Omron sponsors University of Houston robotics lab
Often, hands-on experience is the best way to prepare college students for life in the real world. That’s the goal of the Omron Senior Design and Robotics Laboratory at the University of Houston.
Through its charitable arm, Omron Corp. recently donated money to the Cullen College of Engineering to renovate existing lab space. It also supplied cutting-edge factory automation equipment and technology, such as motion control systems and sensors. The 1,600-square-foot lab is comprised of two rooms that are painted a shade of Omron blue.
“Omron also donated three training units that enable students to learn how to use programmable logic control (PLC) devices for factory automation applications,” says Len Trombetta, associate chairman of the electrical and computer engineering department. “That’s a very marketable skill that has benefitted our students when they graduate.
“Learning about PLCs has enabled young engineers to discover more about how automated factories work,” adds Trombetta. “They’re also developing all kinds of ideas for new industrial automation projects.
“Having a dedicated state-of-the-art laboratory space makes a huge difference to the students,” claims Trombetta. “If you walk into a laboratory, and there’s equipment there for you and
resources available to you, you’re going to do a better job than if you have to fight for a bench or scrounge for equipment.
“It means a lot for the students to be able to come in and have a place they call their own, where they can work on their projects and have all the equipment and resources they need,” Trombetta points out.
The lab contains an area dedicated to senior design projects that provide real-world experience that is helpful for finding jobs after graduation.
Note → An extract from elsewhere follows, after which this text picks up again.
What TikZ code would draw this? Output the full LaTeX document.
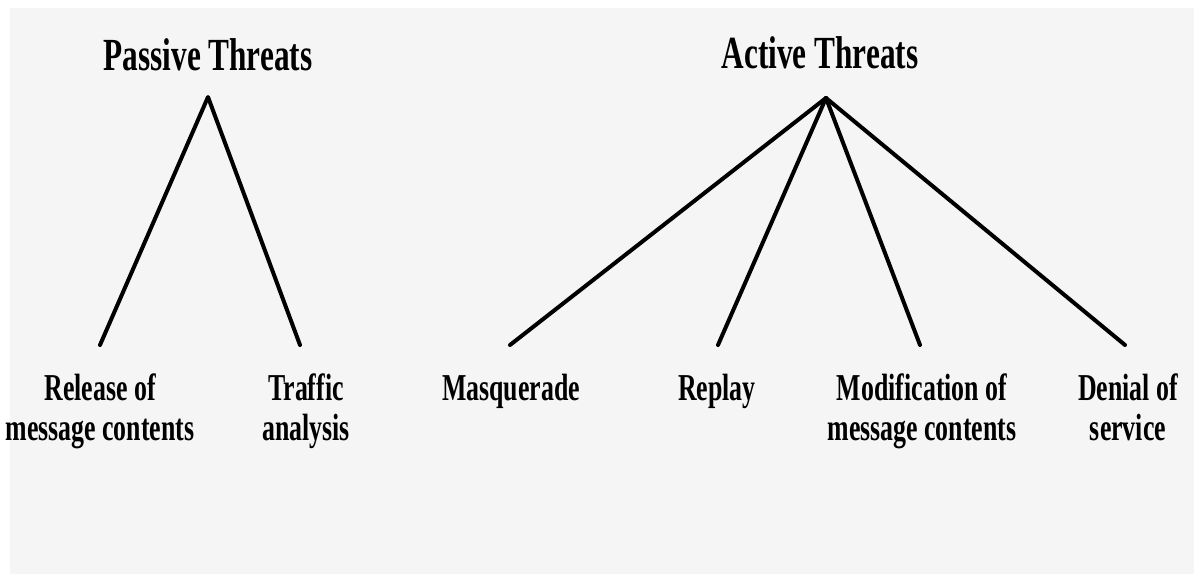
\documentclass[tikz,border=0pt]{standalone}
\usepackage{fontspec}
\newfontfamily\condserif{Liberation Serif}[FakeStretch=0.68]
\definecolor{panel}{HTML}{F5F5F5}
\begin{document}
\begin{tikzpicture}[x=1pt,y=-1pt,
  branch/.style={line width=4pt,line cap=round,line join=round},
  heading/.style={inner sep=0pt,anchor=base,font=\condserif\bfseries\fontsize{46}{48}\selectfont},
  leaf/.style={inner sep=0pt,anchor=base,align=center,font=\condserif\bfseries\fontsize{38}{40}\selectfont}]
  % canvas and grey panel
  \useasboundingbox (0,0) rectangle (1194,574);
  \fill[white] (0,0) rectangle (1194,574);
  \fill[panel] (10,8) rectangle (1194,574);

  % headings
  \node[heading] (passive) at (208,70) {Passive Threats};
  \node[heading] (active) at (820,68) {Active Threats};

  % apexes of the two trees
  \coordinate (papex) at (208,97);
  \coordinate (aapex) at (826,98);

  % leaf labels (base anchor sits on the last line)
  \node[leaf] (release) at (100,440) {Release of\\message contents};
  \node[leaf] (traffic) at (306,440) {Traffic\\analysis};
  \node[leaf] (masq) at (511,400) {Masquerade};
  \node[leaf] (replay) at (717,400) {Replay};
  \node[leaf] (modif) at (922,440) {Modification of\\message contents};
  \node[leaf] (denial) at (1128,440) {Denial of\\service};

  % ends of the branches just above the leaves
  \coordinate (releaseTop) at (100,345);
  \coordinate (trafficTop) at (300,345);
  \coordinate (masqTop) at (510,345);
  \coordinate (replayTop) at (718,345);
  \coordinate (modifTop) at (920,345);
  \coordinate (denialTop) at (1125,345);

  % branches
  \draw[branch] (releaseTop) -- (papex) -- (trafficTop);
  \draw[branch] (masqTop) -- (aapex);
  \draw[branch] (replayTop) -- (aapex);
  \draw[branch] (modifTop) -- (aapex);
  \draw[branch] (denialTop) -- (aapex);
\end{tikzpicture}
\end{document}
The capstone program is a three-credit course that undergrad engineering students take during their last two semesters in school.
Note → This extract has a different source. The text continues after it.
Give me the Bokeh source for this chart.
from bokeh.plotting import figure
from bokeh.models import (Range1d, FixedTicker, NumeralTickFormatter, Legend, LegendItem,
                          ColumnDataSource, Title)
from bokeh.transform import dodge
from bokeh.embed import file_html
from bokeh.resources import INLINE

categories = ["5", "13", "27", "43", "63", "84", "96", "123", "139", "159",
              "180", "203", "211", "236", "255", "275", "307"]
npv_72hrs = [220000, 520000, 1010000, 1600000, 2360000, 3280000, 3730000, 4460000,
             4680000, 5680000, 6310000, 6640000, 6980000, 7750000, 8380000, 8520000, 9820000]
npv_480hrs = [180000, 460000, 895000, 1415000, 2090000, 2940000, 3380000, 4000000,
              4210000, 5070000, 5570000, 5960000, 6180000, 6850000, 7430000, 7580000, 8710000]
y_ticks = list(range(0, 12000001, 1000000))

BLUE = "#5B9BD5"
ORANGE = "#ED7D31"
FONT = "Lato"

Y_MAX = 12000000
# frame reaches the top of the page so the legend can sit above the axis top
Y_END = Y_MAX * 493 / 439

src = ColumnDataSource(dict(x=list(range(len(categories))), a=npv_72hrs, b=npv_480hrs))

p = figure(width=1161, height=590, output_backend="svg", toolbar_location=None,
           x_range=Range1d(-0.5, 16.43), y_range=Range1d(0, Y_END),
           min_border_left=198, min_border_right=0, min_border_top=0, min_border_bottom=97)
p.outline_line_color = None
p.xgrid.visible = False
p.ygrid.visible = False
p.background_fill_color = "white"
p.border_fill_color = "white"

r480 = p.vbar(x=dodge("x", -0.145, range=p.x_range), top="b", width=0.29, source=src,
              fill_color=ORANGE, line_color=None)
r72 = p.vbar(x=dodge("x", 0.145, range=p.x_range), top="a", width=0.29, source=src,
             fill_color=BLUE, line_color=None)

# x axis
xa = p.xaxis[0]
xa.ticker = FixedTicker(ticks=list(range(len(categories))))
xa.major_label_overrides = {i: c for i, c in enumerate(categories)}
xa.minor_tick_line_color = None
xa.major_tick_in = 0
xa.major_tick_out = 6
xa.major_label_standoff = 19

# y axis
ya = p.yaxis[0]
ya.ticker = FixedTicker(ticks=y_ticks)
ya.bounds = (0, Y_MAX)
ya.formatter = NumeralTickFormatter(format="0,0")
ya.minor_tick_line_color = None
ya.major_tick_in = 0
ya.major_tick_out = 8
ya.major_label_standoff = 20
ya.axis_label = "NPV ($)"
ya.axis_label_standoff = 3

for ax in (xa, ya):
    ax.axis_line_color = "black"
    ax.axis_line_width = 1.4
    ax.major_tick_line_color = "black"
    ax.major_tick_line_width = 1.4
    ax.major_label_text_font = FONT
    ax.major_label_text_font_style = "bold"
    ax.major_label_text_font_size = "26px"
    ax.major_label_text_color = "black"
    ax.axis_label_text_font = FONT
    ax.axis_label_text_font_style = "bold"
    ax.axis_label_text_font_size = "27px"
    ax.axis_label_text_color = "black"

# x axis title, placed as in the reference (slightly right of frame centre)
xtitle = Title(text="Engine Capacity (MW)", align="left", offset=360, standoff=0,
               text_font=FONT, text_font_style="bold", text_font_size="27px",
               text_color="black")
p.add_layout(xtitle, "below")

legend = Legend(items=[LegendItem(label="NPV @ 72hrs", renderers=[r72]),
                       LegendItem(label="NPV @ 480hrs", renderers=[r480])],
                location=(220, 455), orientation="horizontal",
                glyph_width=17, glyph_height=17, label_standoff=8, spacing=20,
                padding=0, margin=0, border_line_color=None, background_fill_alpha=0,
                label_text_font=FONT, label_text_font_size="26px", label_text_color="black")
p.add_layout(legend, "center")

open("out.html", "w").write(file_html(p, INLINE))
“Senior design projects are one of the last major hurdles engineering undergraduates tackle before graduation,” explains Trombetta. “They take other courses as well at the same time.
“But, prospective employers will expect students to speak intelligently about what they worked on for their design project, so the experience they gain at this stage is very important,” says Trombetta. “This [lab] makes our graduates very marketable because these are skills companies want.”
Recent senior capstone projects have covered a wide range of topics. Some students have been sponsored by local companies such as BP, Shell and National Oilwell Varco. But, many projects have not been directly related to the oil and gas industry.
For instance, one team of students built a small robotic arm using a 3D printer. It can pick up resistors, determine their value and place them into a bin. Another robotic arm was designed to respond to voice commands and pick up tools. The benchtop device can identify specific wrenches and present them to a human.
There have also been several drone experiments. One prototype can pick up and deliver small objects weighing less than 5 pounds. In addition, some software projects have programmed drones to autonomously fly inside buildings on campus.
The Omron Foundation has been supporting University of Houston students since 2010, when it established the Omron Scholarship in electrical engineering. Omron also provides one-on-one mentoring to students and sponsors some senior design projects.
“We want to bring the skills they have learned in school into the manufacturing sector,” says Robb Black, president and CEO of Omron Automation Americas. “I think it’s a great way for students to learn real-world technology and apply it once they leave.”
The Omron Foundation is funded by the company’s U.S. subsidiaries, which contribute a portion of sales revenue to the organization. The foundation divides its charitable resources among organizations that benefit education, people with disabilities, cultural programs, health care and other social concerns, such as disaster relief.